In Boston, three-family homes represent 14 percent of the housing stock, but made up 21 percent of foreclosed property in 2008, according to the city’s Department of Neighborhood Development… Ms. [Evelyn] Friedman, [chief and director of the Boston’s Department of Neighborhood Development] believes the foreclosure rate on triple-deckers is even higher than the data indicate, because many were converted into condominiums in recent years. These are counted in a separate category that made up 48 percent of the city’s foreclosed properties last year.

I am a huge fan of owner-occupied multi-family housing. The Times’ reporter reiterates what I think:

Best of all, three-deckers put homeownership within reach of the working class. Buyers could live in one unit and rent out the others, assuring they could afford payments and upkeep for years to come.

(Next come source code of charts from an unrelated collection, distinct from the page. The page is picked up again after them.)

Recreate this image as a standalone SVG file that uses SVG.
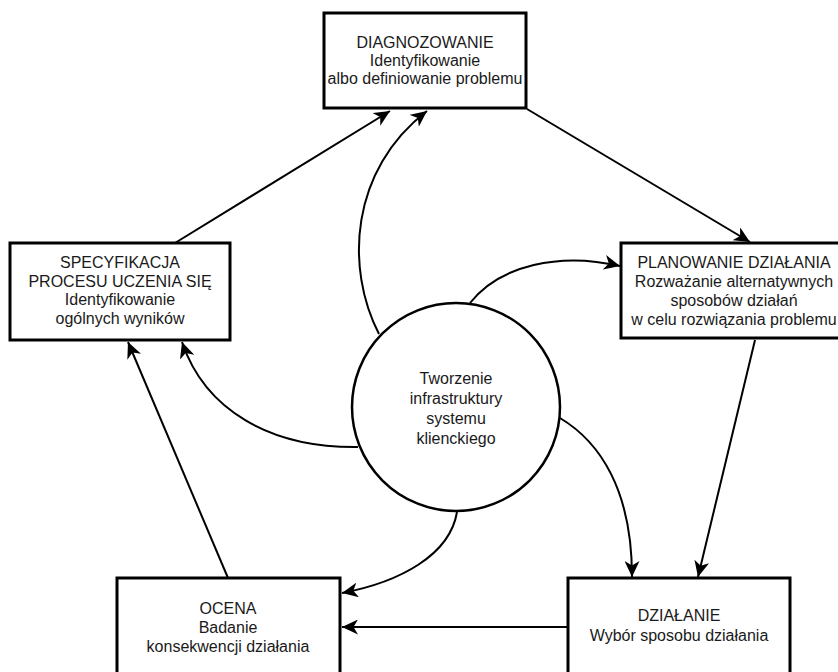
<svg xmlns="http://www.w3.org/2000/svg" width="838" height="672" viewBox="0 0 838 672">
<defs>
<style>
.box{fill:#fff;stroke:#000;stroke-width:3}
.circ{fill:#fff;stroke:#000;stroke-width:2.5}
.t{font-family:"Liberation Sans",Arial,sans-serif;font-size:16px;fill:#1a1a1a;text-anchor:middle}
.c{fill:none;stroke:#000;stroke-width:2;marker-end:url(#arr)}
</style>
<marker id="arr" markerUnits="userSpaceOnUse" markerWidth="17" markerHeight="15" viewBox="0 0 17 15" refX="16" refY="7.5" orient="auto">
<path d="M0,0 L16,7.5 L0,15 L4.5,7.5 Z" fill="#000"/>
</marker>
</defs>
<rect width="838" height="672" fill="#fff"/>
<g id="connectors">
<path class="c" d="M175,243 L390,111"/>
<path class="c" d="M379,334 C345,268 350,170 427,111"/>
<path class="c" d="M527,109 L750,242"/>
<path class="c" d="M470,303 C500,265 560,252 620,266"/>
<path class="c" d="M755,340 L698,577"/>
<path class="c" d="M560,418 C600,442 632,490 632,577"/>
<path class="c" d="M568,627 L342,627"/>
<path class="c" d="M457,512 C450,555 400,582 342,593"/>
<path class="c" d="M228,578 L128,342"/>
<path class="c" d="M358,447 C270,448 205,410 182,342"/>
</g>
<g id="diagnozowanie">
<rect class="box" x="324" y="13" width="202" height="95"/>
<text class="t" x="425" y="48">DIAGNOZOWANIE</text>
<text class="t" x="425" y="66">Identyfikowanie</text>
<text class="t" x="425" y="84">albo definiowanie problemu</text>
</g>
<g id="planowanie">
<rect class="box" x="621" y="243" width="226" height="95"/>
<text class="t" x="734" y="268">PLANOWANIE DZIAŁANIA</text>
<text class="t" x="734" y="287">Rozważanie alternatywnych</text>
<text class="t" x="734" y="306">sposobów działań</text>
<text class="t" x="734" y="325">w celu rozwiązania problemu</text>
</g>
<g id="specyfikacja">
<rect class="box" x="10" y="243" width="220" height="97"/>
<text class="t" x="120" y="268">SPECYFIKACJA</text>
<text class="t" x="120" y="287">PROCESU UCZENIA SIĘ</text>
<text class="t" x="120" y="305">Identyfikowanie</text>
<text class="t" x="120" y="324">ogólnych wyników</text>
</g>
<g id="ocena">
<rect class="box" x="117" y="578" width="223" height="110"/>
<text class="t" x="228" y="614">OCENA</text>
<text class="t" x="228" y="633">Badanie</text>
<text class="t" x="228" y="652">konsekwencji działania</text>
</g>
<g id="dzialanie">
<rect class="box" x="568" y="578" width="222" height="110"/>
<text class="t" x="679" y="621">DZIAŁANIE</text>
<text class="t" x="679" y="641">Wybór sposobu działania</text>
</g>
<g id="tworzenie">
<circle class="circ" cx="456" cy="407" r="104"/>
<text class="t" x="456" y="384">Tworzenie</text>
<text class="t" x="456" y="404">infrastruktury</text>
<text class="t" x="456" y="424">systemu</text>
<text class="t" x="456" y="444">klienckiego</text>
</g>
</svg>
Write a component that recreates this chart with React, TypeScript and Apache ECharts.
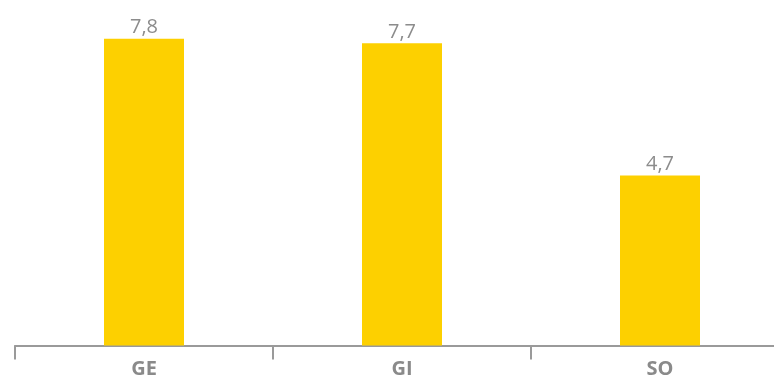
import React, { useEffect, useRef } from "react";
import * as echarts from "echarts";

const categories = ["GE", "GI", "SO"];
const values = [7.8, 7.7, 4.7];

export default function App() {
  const ref = useRef<HTMLDivElement>(null);
  useEffect(() => {
    if (!ref.current) return;
    const chart = echarts.init(ref.current, null, { renderer: "svg" });
    chart.setOption({
      animation: false,
      grid: { left: 15, right: 0, top: 0, bottom: 33.5 },
      xAxis: {
        type: "category",
        data: categories,
        axisLine: { lineStyle: { color: "#9a9a9a", width: 2 } },
        axisTick: { show: true, length: 14, lineStyle: { color: "#9a9a9a", width: 2 } },
        axisLabel: {
          margin: 11,
          color: "#8a8a8a",
          fontSize: 20,
          lineHeight: 21,
          fontWeight: "bold",
          fontFamily: "Open Sans",
        },
      },
      yAxis: {
        type: "value",
        min: 0.85,
        max: 8.68,
        show: false,
        splitLine: { show: false },
      },
      series: [
        {
          type: "bar",
          data: values,
          barWidth: 80,
          itemStyle: { color: "#FDD000" },
          label: {
            show: true,
            position: "top",
            distance: 3,
            color: "#8c8c8c",
            fontSize: 20,
            fontFamily: "Open Sans",
            formatter: (p: any) => String(p.value).replace(".", ","),
          },
        },
      ],
    });
    return () => chart.dispose();
  }, []);
  return (
    <div
      style={{
        position: "fixed",
        left: 0,
        top: 0,
        width: 774,
        height: 379,
        overflow: "hidden",
      }}
    >
      <div ref={ref} style={{ width: 789, height: 379 }} />
    </div>
  );
}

For years, two- and three-family ownership has not been a viable option. As purchase prices increased far beyond rental rates, the owners of a two- or three-family home found themselves paying more to live in their properties that their tenants.

Quick math:
1996: A two-family house costs $200,000. The PITI mortgage cost is about $1550 a month (with 20 percent down payment of $40,000. 7 percent interest rate.) Rent for a two-bedroom unit is about $1200 a month. Owner is out-of-pocket $350 a month, plus expenses and upkeep. A three-family would give the owners a positive cash flow of $850 a month.

2006: If a two-family house sells for $600,000, the PITI mortgage cost is about $3350 a month (with 20 percent down payment of $120,000. 6 percent interest rate.) Rent for a two-bedroom unit is about $1400 a month. Owner is out-of-pocket $1950 a month, plus expenses and upkeep. Even if this was a three-family home, the owners would still be out-of-pocket $550 a month.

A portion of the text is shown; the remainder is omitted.